GIVEN TASK ::
From the entries below, copy exactly the lines from the one that contains "Reproduce this chart with Plotly." through the one that contains "time_h = [round(i", both included, and only those.

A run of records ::
+---+

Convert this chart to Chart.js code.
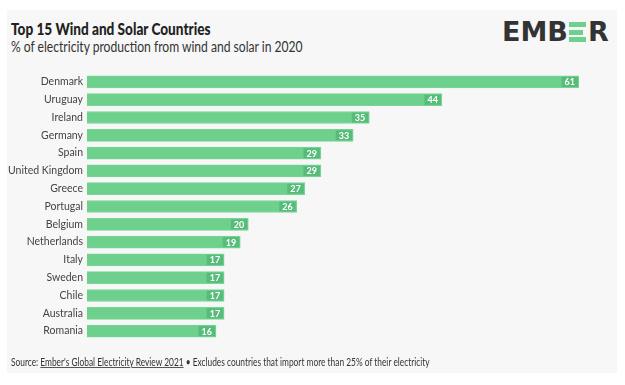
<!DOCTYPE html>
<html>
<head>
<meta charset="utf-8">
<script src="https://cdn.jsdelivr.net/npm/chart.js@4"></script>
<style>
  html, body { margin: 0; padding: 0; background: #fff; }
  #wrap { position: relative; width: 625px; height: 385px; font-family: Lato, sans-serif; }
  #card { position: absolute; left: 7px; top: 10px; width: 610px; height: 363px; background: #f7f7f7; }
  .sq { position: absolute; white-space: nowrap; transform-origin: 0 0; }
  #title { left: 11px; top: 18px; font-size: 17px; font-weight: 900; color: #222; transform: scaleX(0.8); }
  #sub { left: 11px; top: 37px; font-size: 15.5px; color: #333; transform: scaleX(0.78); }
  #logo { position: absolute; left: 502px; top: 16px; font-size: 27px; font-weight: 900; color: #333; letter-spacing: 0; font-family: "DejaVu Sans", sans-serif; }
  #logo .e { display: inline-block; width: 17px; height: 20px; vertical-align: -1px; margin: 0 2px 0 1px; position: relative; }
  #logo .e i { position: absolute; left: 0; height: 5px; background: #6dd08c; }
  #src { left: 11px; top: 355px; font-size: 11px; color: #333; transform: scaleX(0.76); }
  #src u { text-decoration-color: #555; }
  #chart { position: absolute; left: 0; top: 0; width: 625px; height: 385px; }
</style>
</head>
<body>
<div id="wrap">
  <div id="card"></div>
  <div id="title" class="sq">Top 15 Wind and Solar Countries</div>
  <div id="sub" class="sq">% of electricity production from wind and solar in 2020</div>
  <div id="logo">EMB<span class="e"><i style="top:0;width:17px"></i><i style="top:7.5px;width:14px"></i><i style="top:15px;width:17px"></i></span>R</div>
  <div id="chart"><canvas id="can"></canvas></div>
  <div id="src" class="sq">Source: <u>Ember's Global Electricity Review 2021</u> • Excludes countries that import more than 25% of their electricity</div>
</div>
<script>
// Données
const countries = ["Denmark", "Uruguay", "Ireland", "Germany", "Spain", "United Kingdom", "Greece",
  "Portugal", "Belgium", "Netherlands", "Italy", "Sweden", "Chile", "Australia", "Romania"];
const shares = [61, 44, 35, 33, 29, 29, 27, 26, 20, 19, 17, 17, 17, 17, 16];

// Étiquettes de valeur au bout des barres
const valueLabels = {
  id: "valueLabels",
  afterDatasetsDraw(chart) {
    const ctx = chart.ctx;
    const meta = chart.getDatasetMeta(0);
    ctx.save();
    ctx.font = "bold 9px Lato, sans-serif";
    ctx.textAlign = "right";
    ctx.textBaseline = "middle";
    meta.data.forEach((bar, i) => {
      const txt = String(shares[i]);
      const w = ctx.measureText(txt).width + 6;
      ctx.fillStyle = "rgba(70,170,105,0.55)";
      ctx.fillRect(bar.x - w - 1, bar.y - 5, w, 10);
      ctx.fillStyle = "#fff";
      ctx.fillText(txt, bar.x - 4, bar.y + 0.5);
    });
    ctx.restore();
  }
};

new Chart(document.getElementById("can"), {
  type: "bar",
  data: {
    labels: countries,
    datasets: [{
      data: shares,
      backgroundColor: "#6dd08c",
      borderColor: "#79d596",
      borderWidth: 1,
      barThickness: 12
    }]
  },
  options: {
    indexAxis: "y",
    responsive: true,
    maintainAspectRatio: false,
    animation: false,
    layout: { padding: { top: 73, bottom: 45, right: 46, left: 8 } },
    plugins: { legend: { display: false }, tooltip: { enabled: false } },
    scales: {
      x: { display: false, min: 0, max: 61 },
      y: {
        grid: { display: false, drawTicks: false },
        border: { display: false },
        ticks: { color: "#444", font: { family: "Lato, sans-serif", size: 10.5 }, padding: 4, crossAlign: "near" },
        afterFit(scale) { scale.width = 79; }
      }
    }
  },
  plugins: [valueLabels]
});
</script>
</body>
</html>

+---+

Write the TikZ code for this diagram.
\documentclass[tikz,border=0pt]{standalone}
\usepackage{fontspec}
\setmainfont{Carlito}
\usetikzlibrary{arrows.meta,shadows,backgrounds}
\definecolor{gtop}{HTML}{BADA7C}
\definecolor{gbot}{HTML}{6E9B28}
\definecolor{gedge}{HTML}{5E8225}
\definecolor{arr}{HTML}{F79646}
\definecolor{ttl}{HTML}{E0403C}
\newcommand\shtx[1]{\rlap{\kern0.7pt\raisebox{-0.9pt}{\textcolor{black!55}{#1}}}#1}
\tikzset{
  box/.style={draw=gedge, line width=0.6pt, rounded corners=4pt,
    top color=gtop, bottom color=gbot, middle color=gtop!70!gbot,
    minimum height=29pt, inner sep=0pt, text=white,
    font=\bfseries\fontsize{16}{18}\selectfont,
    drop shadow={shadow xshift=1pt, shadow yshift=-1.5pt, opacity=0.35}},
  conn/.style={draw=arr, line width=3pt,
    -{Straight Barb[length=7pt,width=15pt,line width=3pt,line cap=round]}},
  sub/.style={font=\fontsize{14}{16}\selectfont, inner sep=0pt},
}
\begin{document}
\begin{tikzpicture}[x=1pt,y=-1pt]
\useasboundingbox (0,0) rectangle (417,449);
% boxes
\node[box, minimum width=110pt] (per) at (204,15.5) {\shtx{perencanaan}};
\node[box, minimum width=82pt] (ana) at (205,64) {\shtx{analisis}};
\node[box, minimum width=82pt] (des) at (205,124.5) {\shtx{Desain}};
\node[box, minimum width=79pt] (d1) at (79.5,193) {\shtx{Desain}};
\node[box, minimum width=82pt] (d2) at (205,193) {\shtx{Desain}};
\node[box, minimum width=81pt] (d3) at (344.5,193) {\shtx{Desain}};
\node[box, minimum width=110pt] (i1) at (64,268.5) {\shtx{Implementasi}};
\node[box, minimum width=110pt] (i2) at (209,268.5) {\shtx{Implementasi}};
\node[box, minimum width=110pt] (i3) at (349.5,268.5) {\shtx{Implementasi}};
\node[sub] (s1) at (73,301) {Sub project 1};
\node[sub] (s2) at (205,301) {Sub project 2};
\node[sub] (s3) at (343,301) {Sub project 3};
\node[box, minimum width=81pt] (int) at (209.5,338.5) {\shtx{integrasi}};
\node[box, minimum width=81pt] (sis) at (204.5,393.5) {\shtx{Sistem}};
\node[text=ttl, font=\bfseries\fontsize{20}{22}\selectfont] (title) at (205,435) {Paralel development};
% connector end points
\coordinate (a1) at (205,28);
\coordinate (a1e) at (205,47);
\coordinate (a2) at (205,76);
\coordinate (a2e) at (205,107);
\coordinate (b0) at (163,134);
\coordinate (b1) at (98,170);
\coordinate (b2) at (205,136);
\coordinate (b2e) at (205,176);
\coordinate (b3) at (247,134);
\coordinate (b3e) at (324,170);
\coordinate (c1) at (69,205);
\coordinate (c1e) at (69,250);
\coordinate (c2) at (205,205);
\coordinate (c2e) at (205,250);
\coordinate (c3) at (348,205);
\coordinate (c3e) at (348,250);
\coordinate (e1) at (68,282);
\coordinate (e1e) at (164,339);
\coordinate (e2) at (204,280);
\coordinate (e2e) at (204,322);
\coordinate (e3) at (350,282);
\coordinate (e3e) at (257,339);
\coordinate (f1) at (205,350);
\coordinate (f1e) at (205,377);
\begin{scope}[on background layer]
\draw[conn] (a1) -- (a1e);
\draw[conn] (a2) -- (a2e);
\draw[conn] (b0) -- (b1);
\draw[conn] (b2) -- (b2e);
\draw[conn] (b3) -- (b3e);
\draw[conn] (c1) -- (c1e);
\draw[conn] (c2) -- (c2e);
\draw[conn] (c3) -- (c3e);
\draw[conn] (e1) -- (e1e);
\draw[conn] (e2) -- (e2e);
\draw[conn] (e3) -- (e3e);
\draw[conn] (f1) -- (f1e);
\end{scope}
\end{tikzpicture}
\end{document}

+---+

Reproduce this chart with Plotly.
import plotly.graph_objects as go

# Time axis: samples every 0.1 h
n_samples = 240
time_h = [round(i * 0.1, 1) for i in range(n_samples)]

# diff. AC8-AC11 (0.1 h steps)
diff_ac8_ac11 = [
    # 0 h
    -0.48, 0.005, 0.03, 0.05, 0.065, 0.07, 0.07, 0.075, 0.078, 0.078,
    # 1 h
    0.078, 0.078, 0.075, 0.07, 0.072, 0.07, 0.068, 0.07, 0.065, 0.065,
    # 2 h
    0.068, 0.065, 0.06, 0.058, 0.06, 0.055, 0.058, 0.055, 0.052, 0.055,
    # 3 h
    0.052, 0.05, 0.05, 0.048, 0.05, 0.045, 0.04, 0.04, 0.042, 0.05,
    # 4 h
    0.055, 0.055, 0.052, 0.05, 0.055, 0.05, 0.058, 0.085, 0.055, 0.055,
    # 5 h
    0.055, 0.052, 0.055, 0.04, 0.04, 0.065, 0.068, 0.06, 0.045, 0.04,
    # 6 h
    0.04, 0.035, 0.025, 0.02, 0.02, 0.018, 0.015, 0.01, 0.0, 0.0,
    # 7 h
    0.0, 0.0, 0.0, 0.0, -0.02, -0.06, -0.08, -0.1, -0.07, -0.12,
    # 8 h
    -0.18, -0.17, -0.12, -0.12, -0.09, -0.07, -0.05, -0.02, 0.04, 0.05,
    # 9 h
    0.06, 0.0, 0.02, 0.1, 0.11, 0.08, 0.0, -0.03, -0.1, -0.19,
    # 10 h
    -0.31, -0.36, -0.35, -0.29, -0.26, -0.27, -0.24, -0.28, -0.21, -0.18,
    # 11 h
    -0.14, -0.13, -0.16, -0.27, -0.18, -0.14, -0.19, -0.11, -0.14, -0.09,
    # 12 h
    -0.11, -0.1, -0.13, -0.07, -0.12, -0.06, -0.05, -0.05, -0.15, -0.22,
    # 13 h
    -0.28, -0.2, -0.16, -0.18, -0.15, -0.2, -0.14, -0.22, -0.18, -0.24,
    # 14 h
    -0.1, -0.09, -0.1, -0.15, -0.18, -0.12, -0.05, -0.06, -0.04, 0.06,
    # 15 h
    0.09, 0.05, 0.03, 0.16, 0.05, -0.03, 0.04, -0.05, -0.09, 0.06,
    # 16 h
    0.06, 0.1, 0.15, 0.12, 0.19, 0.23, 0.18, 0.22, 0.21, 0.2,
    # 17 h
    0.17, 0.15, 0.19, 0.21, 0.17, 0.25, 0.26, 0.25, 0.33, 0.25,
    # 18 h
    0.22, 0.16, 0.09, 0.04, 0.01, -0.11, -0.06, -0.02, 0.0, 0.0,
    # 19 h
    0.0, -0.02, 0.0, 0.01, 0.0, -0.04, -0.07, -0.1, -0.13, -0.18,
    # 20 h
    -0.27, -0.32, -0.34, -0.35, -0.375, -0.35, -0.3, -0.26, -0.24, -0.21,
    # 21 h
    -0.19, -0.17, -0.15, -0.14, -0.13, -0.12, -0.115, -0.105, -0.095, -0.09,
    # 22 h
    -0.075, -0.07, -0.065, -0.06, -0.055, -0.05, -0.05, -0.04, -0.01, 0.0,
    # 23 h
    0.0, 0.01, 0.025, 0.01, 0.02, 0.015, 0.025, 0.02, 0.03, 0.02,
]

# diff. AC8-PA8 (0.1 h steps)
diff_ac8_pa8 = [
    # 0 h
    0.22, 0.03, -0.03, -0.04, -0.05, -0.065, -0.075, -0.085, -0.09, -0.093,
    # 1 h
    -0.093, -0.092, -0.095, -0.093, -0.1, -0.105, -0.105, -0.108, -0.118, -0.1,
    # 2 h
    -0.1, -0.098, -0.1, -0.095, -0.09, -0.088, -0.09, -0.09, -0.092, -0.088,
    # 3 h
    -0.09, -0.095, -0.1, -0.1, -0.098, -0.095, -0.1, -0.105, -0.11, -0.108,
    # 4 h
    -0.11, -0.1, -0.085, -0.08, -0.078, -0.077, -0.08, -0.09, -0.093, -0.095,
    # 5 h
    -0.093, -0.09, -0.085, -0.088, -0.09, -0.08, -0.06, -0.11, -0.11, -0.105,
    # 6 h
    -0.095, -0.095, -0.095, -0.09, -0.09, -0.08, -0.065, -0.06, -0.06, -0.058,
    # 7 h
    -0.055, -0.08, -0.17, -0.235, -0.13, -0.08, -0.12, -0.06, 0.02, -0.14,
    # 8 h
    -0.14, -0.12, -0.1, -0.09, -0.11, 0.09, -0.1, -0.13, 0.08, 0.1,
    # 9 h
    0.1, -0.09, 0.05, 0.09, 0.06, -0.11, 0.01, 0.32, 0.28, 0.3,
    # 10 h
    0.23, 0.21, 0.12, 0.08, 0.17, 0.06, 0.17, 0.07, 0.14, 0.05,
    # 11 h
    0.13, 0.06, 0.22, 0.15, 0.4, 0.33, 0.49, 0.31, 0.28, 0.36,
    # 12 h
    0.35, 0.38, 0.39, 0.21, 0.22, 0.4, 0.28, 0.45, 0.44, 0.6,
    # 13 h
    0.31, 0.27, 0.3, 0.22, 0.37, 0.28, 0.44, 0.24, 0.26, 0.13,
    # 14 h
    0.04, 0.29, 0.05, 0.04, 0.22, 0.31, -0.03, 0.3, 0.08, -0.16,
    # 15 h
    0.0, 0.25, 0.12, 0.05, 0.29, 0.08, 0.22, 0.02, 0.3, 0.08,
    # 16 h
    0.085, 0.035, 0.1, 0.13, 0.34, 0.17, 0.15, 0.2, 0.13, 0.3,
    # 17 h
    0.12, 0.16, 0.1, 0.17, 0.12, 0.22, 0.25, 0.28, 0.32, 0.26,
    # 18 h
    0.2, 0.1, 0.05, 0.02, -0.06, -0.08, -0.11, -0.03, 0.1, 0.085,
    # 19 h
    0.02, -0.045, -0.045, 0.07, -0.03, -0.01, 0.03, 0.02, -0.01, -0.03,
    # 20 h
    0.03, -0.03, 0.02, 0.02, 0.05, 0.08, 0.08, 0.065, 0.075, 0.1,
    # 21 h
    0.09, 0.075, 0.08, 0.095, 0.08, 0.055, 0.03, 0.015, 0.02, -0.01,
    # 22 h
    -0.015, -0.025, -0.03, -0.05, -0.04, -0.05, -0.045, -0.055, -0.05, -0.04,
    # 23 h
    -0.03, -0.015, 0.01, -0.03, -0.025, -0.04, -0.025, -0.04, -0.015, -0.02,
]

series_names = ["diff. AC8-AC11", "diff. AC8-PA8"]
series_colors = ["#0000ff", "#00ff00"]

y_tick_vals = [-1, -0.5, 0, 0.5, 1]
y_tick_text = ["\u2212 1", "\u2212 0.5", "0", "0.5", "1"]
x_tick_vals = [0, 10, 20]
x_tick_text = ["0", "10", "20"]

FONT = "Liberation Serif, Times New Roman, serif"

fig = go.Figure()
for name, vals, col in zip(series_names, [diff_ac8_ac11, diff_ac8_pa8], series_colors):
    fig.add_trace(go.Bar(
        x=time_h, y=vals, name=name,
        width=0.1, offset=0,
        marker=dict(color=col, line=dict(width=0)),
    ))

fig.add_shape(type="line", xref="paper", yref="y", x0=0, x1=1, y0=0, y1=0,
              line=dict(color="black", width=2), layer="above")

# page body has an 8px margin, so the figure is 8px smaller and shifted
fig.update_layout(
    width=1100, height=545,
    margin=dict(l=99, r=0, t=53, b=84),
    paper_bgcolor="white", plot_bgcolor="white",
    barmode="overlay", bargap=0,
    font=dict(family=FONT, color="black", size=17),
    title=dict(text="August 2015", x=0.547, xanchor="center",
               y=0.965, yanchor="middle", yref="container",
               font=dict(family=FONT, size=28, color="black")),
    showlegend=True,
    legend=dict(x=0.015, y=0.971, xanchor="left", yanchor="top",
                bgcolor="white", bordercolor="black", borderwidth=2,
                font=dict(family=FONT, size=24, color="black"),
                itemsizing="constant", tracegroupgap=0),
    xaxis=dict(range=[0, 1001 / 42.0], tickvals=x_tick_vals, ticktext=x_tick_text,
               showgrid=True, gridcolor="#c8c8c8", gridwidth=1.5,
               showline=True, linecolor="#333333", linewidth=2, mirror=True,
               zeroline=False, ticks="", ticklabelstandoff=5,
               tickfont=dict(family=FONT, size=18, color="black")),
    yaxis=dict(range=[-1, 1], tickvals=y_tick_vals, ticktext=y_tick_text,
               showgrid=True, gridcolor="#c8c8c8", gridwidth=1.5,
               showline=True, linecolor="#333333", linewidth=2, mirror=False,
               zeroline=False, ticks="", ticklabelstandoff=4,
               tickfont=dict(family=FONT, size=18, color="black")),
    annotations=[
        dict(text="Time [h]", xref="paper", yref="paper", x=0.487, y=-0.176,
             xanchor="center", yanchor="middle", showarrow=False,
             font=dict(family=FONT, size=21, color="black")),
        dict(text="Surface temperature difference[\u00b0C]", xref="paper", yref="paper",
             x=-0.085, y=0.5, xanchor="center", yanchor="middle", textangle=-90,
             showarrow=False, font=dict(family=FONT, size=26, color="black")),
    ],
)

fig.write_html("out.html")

+---+

FULL SOLUTION ::
Reproduce this chart with Plotly.
import plotly.graph_objects as go

# Time axis: samples every 0.1 h
n_samples = 240
time_h = [round(i * 0.1, 1) for i in range(n_samples)]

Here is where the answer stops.